Today, the terrain is more familiar and more reassuring. Despite a downward revision of first-quarter GDP, the 12 months to March 2004 showed growth of more than 4 per cent, the best year-on-year performance in 20 years. After the loss of 2.6 million jobs during the first three years of the Bush presidency, 1 million were created between March and May alone. The main peril is no longer deflation, a spectre of the 1930s, but that more recent and better understood bugbear called inflation.

Depending on the measure, inflation is now running at between 2 and 3 per cent. Surging oil and energy prices are one reason, but the "core" rate of 1.6 per cent has caught the Fed by surprise ­ leading some economists to doubt whether the FOMC will indeed be able to deliver a soft landing, the "measured" tightening it spoke of after its last meeting.

No one will be watching more closely than the Bush White House, faced with a tough re-election battle this autumn. It is part of Bush family legend that Mr Greenspan's excessively tight monetary policy unneccessarily prolonged the 1990/91 recession, costing the father re-election in 1992. The last thing Bush the son wants is a repeat performance ­ and the chairman, recently reappointed by the President to a fourth and final term, is unlikely to rock the boat.

A dozen years on, the economy is in much better shape than then; but for all the fine figures, ordinary Americans are yet to be persuaded that they are reaping the benefits. And, indeed, this has been a corporate, not a people's, recovery. Productivity has soared, and with it business profits ­ but not wages nor, until recently, jobs.

Iraq is not the only reason why some 60 per cent of the populace believes the country is going in the wrong direction ­ a figure that historically says an incumbent president will not win a second term. The biggest applause on the campaign trail for John Kerry comes when Mr Bush's Democratic challenger points out that the share of ordinary workers' wages in the overall economy is the lowest in modern US history.

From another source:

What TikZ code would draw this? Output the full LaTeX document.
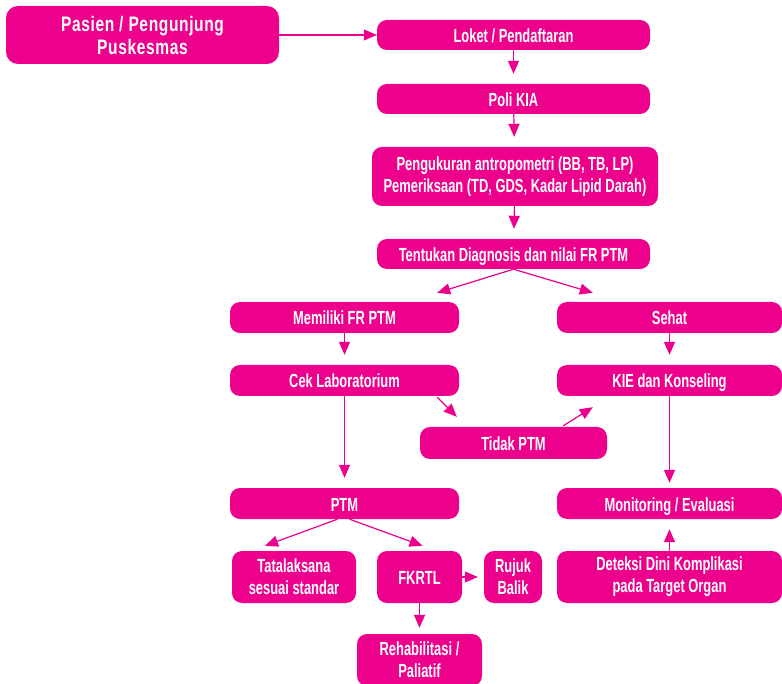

But, to use the classic central banking metaphor, has the Fed left the punch bowl on the table too long? Four years of ever cheaper money have kept consumer spending buoyant. But they have also produced record debt, fuelled in part by the long surge in house prices cheap money has brought. Like their British counterparts, US homeowners draw from the soaring value of their most important asset like a piggy bank.

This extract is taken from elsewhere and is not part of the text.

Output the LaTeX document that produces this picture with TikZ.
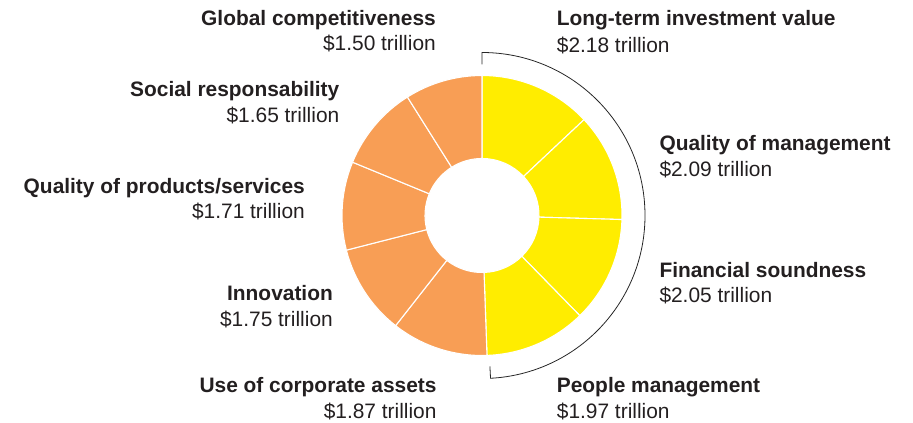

The spectre of a house price collapse here may be less scary than in Britain, but it stalks America's economic landscape nonetheless. In contrast to the UK, most mortgages here are fixed-rate and higher rates may not immediately mean higher mortgage payments. But if house prices were to go into reverse, a key prop of demand would be removed.

All the more reason therefore for old father Fed to move slowly and deliberately, telegraphing its every move so as not to frighten the children. Back in 1994, the last time the central bank raised rates to curtail a perceived inflation threat, its unexpected aggressiveness positively terrified them. Super-rich Orange County in California plunged into default, and only a US-led bail-out package saved Mexico from a similar fate. Since then Mr Greenspan has vastly improved the Fed's intelligence about market expectations.

Barring a sudden and unforeseen spike in inflation, there will be no surprises this time around. Indeed, some Fed-watchers map the future thus: a 0.25 per cent rise today, followed by a 0.5 per cent increase in August; then nothing until the presidential election is over, and a 0.5 per cent increase in December.

Which leaves, of course, the deficits. Nothing the Fed does today will make much difference to either the US trade deficit or the federal government's deficit, both running at a little under 5 per cent of GDP.

Left untended, in the long term these imbalances are unsustainable, as Mr Greenspan has repeatedly warned. Ultimately, America's ability to cope with them depends on the willingness of the rest of the world (above all China, Japan, and the Middle East oil producers) to hold the dollar as a reserve currency. Higher interest rates will make the dollar a more attractive investment, and faster growth in the US than in the old industrial countries of the G7 also increases America's appeal for foreign capital looking for a home.